For me, it would depend on whether we were going to merge or not. I always said there would not be particularly strong loyalty to prior Kota; my loyalty would be to my two strong people, which would be Matty and Sugar. And we would have gone in that regard – tried to pull in Bob and maybe pull in Randy or keep Kenny there and try to get our numbers up until we had dominance in the game and just cut back and forth between old Kota and old Fang until we were whittled down to our power of five.
Did you study any game theory or group psychology before you went on the show?
No, not specifically before the game but I've always studied psychology and I’ve done martial arts for 20 years. I like strategy and I've read Machiavelli and...
Were you looking to be a Machiavellian character on Survivor?
Was I trying to be The Prince? Well, it's better to rule than to serve, as they say. But not necessarily – I didn't have the capacity to be one of those players who just sneak by and suddenly they're sitting there in the final two and everybody's like, "Oh, how'd they get there?" I sort of stick out a little too much. I'm too much of a physical presence. I sort of have the capacity to talk my way in and out of any situation.
Almost any situation.
Well, at that point I knew I couldn't talk myself out of it so I didn't even attempt it.
Do you think you could have stayed longer, or even won, if you'd pulled back on your strong personality?
I thought I did a comparatively quiet game. They didn't show the irritated Ace, which is a much less pleasurable experience. I think physically, last season, it was the men who were in trouble; the season before that it was the women that were being knocked down. I think this season it's going to be anyone who's a truly physical player or has a different alliance. I think it's become a haphazard game and on the same note, there's no stereotypical or choreographed way how to play the game - and a lot of the players in the game right now don't know the game. So you have half the players are people who really loved Survivor and watched Survivor and thought, "We should play like Yul," or "We should play like Richard Hatch." And then there are people who are like, "Oh, I've never watched Survivor." You're playing against people who have no idea what they're doing and it's like having a game of Russian Roulette going on while you're playing chess. Every time you make a strategic move, someone spins the barrel and says, "OK, pull the trigger!" I think I had my men lined up on the board well but then I got the revolver in my hand and I blew my own head off.
Do you wish you'd done anything differently?

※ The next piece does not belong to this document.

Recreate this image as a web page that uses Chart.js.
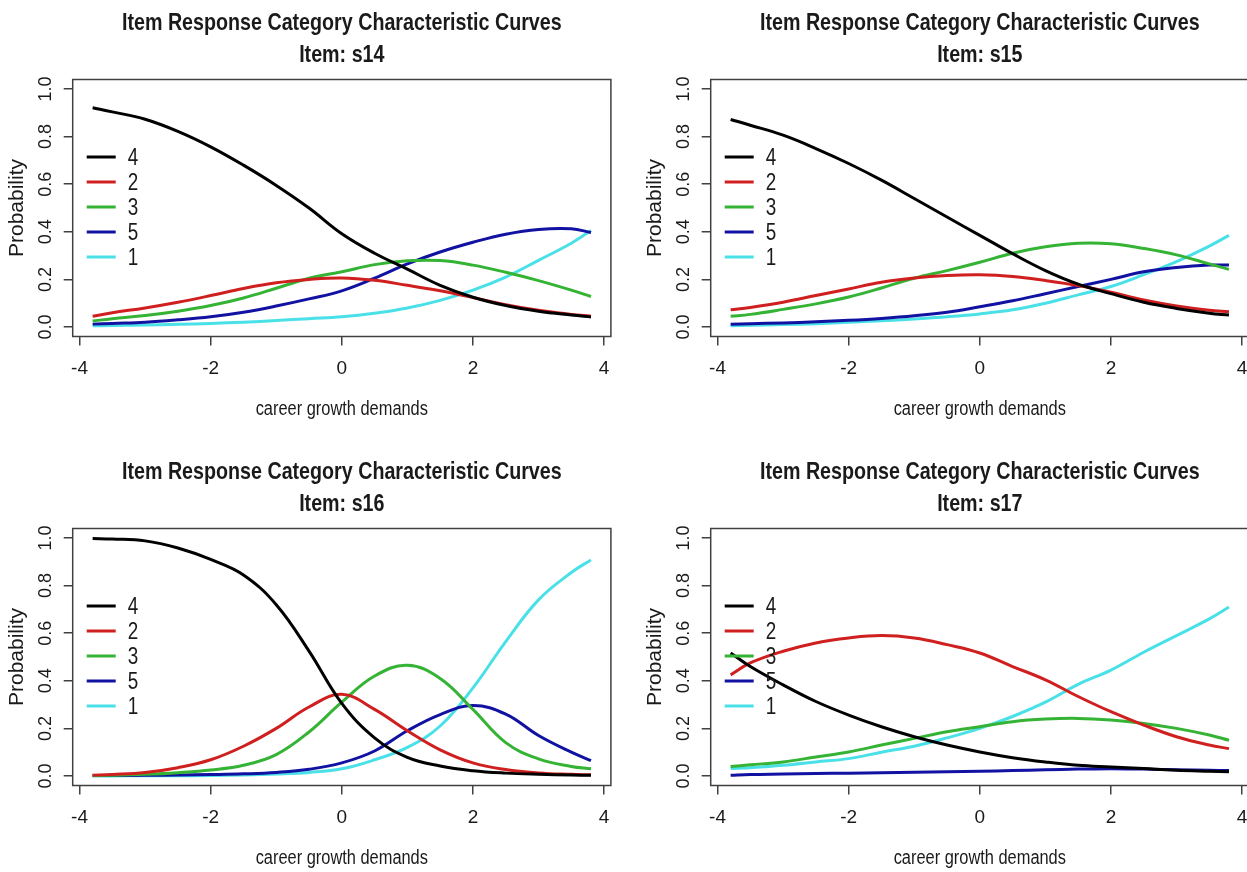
<!DOCTYPE html>
<html>
<head>
<meta charset="utf-8">
<script src="https://cdn.jsdelivr.net/npm/chart.js@4.4.1/dist/chart.umd.min.js"></script>
<style>
  html, body { margin: 0; padding: 0; background: #fff; overflow: hidden; }
  #wrap { position: relative; width: 1247px; height: 872px; overflow: hidden; }
  canvas { position: absolute; }
</style>
</head>
<body>
<div id="wrap">
  <canvas id="c14" width="638" height="449" style="left:0;top:0"></canvas>
  <canvas id="c15" width="638" height="449" style="left:638px;top:0"></canvas>
  <canvas id="c16" width="638" height="449" style="left:0;top:449px"></canvas>
  <canvas id="c17" width="638" height="449" style="left:638px;top:449px"></canvas>
</div>
<script>
// ability grid (x axis) and labels
const theta = [-3.8, -3.5, -3, -2.5, -2, -1.5, -1, -0.5, 0, 0.5, 1, 1.5, 2, 2.5, 3, 3.5, 3.8];
const categories = ['4', '2', '3', '5', '1'];
const lineColors = ['#000000', '#d01f1f', '#35b335', '#1212a2', '#4ae0e8'];
const xTicks = [-4, -2, 0, 2, 4];
const yTicks = [0, 0.2, 0.4, 0.6, 0.8, 1];
const mainTitle = 'Item Response Category Characteristic Curves';
const xTitle = 'career growth demands';
const yTitle = 'Probability';

// item s14
const s14_4 = [0.921, 0.904, 0.873, 0.822, 0.757, 0.68, 0.595, 0.5, 0.392, 0.31, 0.243, 0.175, 0.125, 0.09, 0.066, 0.05, 0.042];
const s14_2 = [0.045, 0.06, 0.08, 0.104, 0.132, 0.162, 0.186, 0.2, 0.206, 0.196, 0.175, 0.152, 0.124, 0.094, 0.07, 0.053, 0.045];
const s14_3 = [0.025, 0.035, 0.048, 0.066, 0.09, 0.122, 0.163, 0.205, 0.232, 0.262, 0.278, 0.279, 0.26, 0.23, 0.195, 0.155, 0.128];
const s14_5 = [0.012, 0.015, 0.02, 0.03, 0.043, 0.062, 0.088, 0.118, 0.152, 0.205, 0.265, 0.315, 0.356, 0.39, 0.41, 0.413, 0.397];
const s14_1 = [0.005, 0.006, 0.008, 0.011, 0.015, 0.02, 0.027, 0.035, 0.043, 0.058, 0.08, 0.112, 0.155, 0.21, 0.28, 0.352, 0.405];

// item s15
const s15_4 = [0.872, 0.848, 0.806, 0.75, 0.687, 0.617, 0.54, 0.462, 0.385, 0.308, 0.237, 0.18, 0.14, 0.104, 0.078, 0.058, 0.05];
const s15_2 = [0.072, 0.082, 0.104, 0.132, 0.16, 0.188, 0.206, 0.216, 0.219, 0.212, 0.195, 0.174, 0.146, 0.113, 0.088, 0.07, 0.064];
const s15_3 = [0.045, 0.053, 0.074, 0.097, 0.126, 0.164, 0.205, 0.237, 0.272, 0.31, 0.337, 0.352, 0.35, 0.33, 0.303, 0.265, 0.242];
const s15_5 = [0.012, 0.014, 0.017, 0.022, 0.028, 0.036, 0.047, 0.062, 0.085, 0.11, 0.14, 0.17, 0.2, 0.232, 0.25, 0.26, 0.26];
const s15_1 = [0.005, 0.007, 0.01, 0.014, 0.02, 0.026, 0.034, 0.043, 0.055, 0.072, 0.1, 0.135, 0.17, 0.22, 0.275, 0.34, 0.385];

// item s16
const s16_4 = [0.998, 0.996, 0.988, 0.958, 0.91, 0.845, 0.72, 0.525, 0.305, 0.16, 0.078, 0.042, 0.022, 0.012, 0.007, 0.004, 0.003];
const s16_2 = [0.003, 0.006, 0.015, 0.035, 0.068, 0.125, 0.2, 0.29, 0.343, 0.28, 0.19, 0.11, 0.055, 0.027, 0.013, 0.007, 0.005];
const s16_3 = [0.002, 0.003, 0.007, 0.014, 0.025, 0.045, 0.09, 0.185, 0.31, 0.42, 0.465, 0.41, 0.28, 0.14, 0.072, 0.04, 0.03];
const s16_5 = [0.002, 0.002, 0.003, 0.004, 0.006, 0.009, 0.015, 0.028, 0.055, 0.105, 0.19, 0.258, 0.296, 0.26, 0.17, 0.1, 0.065];
const s16_1 = [0.0, 0.0, 0.001, 0.001, 0.002, 0.004, 0.008, 0.015, 0.03, 0.068, 0.12, 0.21, 0.37, 0.565, 0.74, 0.855, 0.908];

// item s17
const s17_4 = [0.517, 0.46, 0.383, 0.313, 0.256, 0.207, 0.165, 0.13, 0.101, 0.077, 0.059, 0.045, 0.038, 0.031, 0.024, 0.02, 0.018];
const s17_2 = [0.425, 0.475, 0.524, 0.559, 0.58, 0.59, 0.58, 0.552, 0.517, 0.46, 0.404, 0.334, 0.27, 0.214, 0.165, 0.13, 0.115];
const s17_3 = [0.04, 0.047, 0.059, 0.08, 0.101, 0.13, 0.158, 0.186, 0.207, 0.228, 0.239, 0.242, 0.235, 0.221, 0.2, 0.172, 0.15];
const s17_5 = [0.003, 0.006, 0.008, 0.01, 0.012, 0.014, 0.016, 0.018, 0.02, 0.023, 0.026, 0.029, 0.03, 0.029, 0.026, 0.024, 0.023];
const s17_1 = [0.031, 0.035, 0.045, 0.059, 0.073, 0.1, 0.125, 0.16, 0.2, 0.25, 0.31, 0.385, 0.445, 0.52, 0.59, 0.66, 0.71];

const regular = "'Liberation Sans', Arial, sans-serif";
const squeeze = 0.82;   // the source image is horizontally compressed
const textColor = '#1a1a1a';
const axisColor = '#404040';

// plot frame like R's box()
const boxPlugin = {
  id: 'box',
  afterDatasetsDraw(chart) {
    const {ctx, chartArea: a} = chart;
    ctx.save();
    ctx.strokeStyle = axisColor;
    ctx.lineWidth = 1.5;
    ctx.strokeRect(a.left, a.top, a.right - a.left, a.bottom - a.top);
    ctx.restore();
  }
};

// condensed horizontal text: main title and x-axis title
const rText = {
  id: 'rText',
  afterDraw(chart, args, opts) {
    const {ctx, chartArea: a} = chart;
    const cx = (a.left + a.right) / 2;
    ctx.save();
    ctx.fillStyle = textColor;
    ctx.textAlign = 'center';
    ctx.textBaseline = 'middle';
    ctx.font = 'bold 24px ' + regular;
    opts.lines.forEach((line, i) => {
      ctx.fillText(line, cx, a.top - 56.1 + i * 31.6, ctx.measureText(line).width * squeeze);
    });
    ctx.font = '20px ' + regular;
    ctx.fillText(opts.xLabel, cx, a.bottom + 72.5, ctx.measureText(opts.xLabel).width * squeeze);
    ctx.restore();
  }
};

// legend("left", bty = "n")
const curveLegend = {
  id: 'curveLegend',
  afterDatasetsDraw(chart) {
    const {ctx, chartArea: a} = chart;
    const midY = (a.top + a.bottom) / 2;
    ctx.save();
    chart.data.datasets.forEach((ds, i) => {
      const y = midY + (i - 2) * 25 - 1;
      ctx.strokeStyle = ds.borderColor;
      ctx.lineWidth = 3;
      ctx.beginPath();
      ctx.moveTo(a.left + 14, y);
      ctx.lineTo(a.left + 43, y);
      ctx.stroke();
      ctx.fillStyle = textColor;
      ctx.font = '23px ' + regular;
      ctx.textBaseline = 'middle';
      ctx.fillText(ds.label, a.left + 55, y + 2, ctx.measureText(ds.label).width * squeeze);
    });
    ctx.restore();
  }
};

function makeChart(id, item, series) {
  new Chart(document.getElementById(id), {
    type: 'line',
    data: {
      datasets: series.map((vals, i) => ({
        label: categories[i],
        data: theta.map((x, j) => ({x: x, y: vals[j]})),
        borderColor: lineColors[i],
        borderWidth: 3,
        pointRadius: 0,
        tension: 0.4,
        fill: false
      }))
    },
    options: {
      responsive: false,
      animation: false,
      events: [],
      layout: {padding: {left: 0, right: 27.1, top: 79.5, bottom: 0}},
      plugins: {
        legend: {display: false},
        tooltip: {enabled: false},
        title: {display: false},
        rText: {lines: [mainTitle, 'Item: ' + item], xLabel: xTitle}
      },
      scales: {
        x: {
          type: 'linear',
          min: -4.104,
          max: 4.104,
          afterBuildTicks: s => { s.ticks = xTicks.map(v => ({value: v})); },
          afterFit: s => { s.height = 112.5; },
          border: {display: false},
          grid: {drawOnChartArea: false, drawTicks: true, tickLength: 9, color: axisColor, lineWidth: 1.5},
          ticks: {color: textColor, font: {family: regular, size: 19}, padding: 12, maxRotation: 0,
                  callback: v => String(v)}
        },
        y: {
          min: -0.04,
          max: 1.04,
          afterBuildTicks: s => { s.ticks = yTicks.map(v => ({value: v})); },
          afterFit: s => { s.width = 72.7; },
          border: {display: false},
          grid: {drawOnChartArea: false, drawTicks: true, tickLength: 9, color: axisColor, lineWidth: 1.5},
          ticks: {color: textColor, font: {family: regular, size: 18}, padding: 5, minRotation: 90, maxRotation: 90,
                  crossAlign: 'center', callback: v => v.toFixed(1)},
          title: {display: true, text: yTitle, color: textColor,
                  font: {family: regular, size: 21}, padding: {top: 4.4, bottom: 0}}
        }
      }
    },
    plugins: [boxPlugin, curveLegend, rText]
  });
}

makeChart('c14', 's14', [s14_4, s14_2, s14_3, s14_5, s14_1]);
makeChart('c15', 's15', [s15_4, s15_2, s15_3, s15_5, s15_1]);
makeChart('c16', 's16', [s16_4, s16_2, s16_3, s16_5, s16_1]);
makeChart('c17', 's17', [s17_4, s17_2, s17_3, s17_5, s17_1]);
</script>
</body>
</html>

Of course! How could I say I didn't? I don't really blame anyone; I was dealing with people who I respect to a certain extent but... not truly. The end-all person that I blame most is me. Without question, it all comes down to you in the end; anyone who says different is wrong.
Throughout your whole time in the game, which player did you consider your biggest threat?
You're going to say this is the most arrogant thing I possibly could say – or "egotistical," depending on which one you want to use as an expression or an adjective. I really didn't think anybody was a terribly large threat. I thought – I always knew I'd be pulled down by the minions. You know? It would never be one person I'd be worried about. There wasn't a Tom or a Yul or even an Ozzy, you know. It was a combination – I knew I could not fight off two or three of them, and that's what happened. Three of them took me out in the end. Three small players took out a larger player. And good for them.
Who do you think should be voted off next?
I don't know, to tell the truth. There's a lot of people who should be voted off for – well, it depends on how you define the parameters of who should be voted off next. Honestly, I really don't care. You know, take a hat, put everyone's name in it and pull out a name. That's what the game has come down to.
So now that you're off the show, do you even care what happens?
Of course. I'll always be a fan of Survivor. I think it's a great show, quite honestly. It really has something captivating about it. But do I care which one of them wins? Absolutely not.
Survivor: Gabon airs Thursdays at 8 p.m. ET on Global and CBS.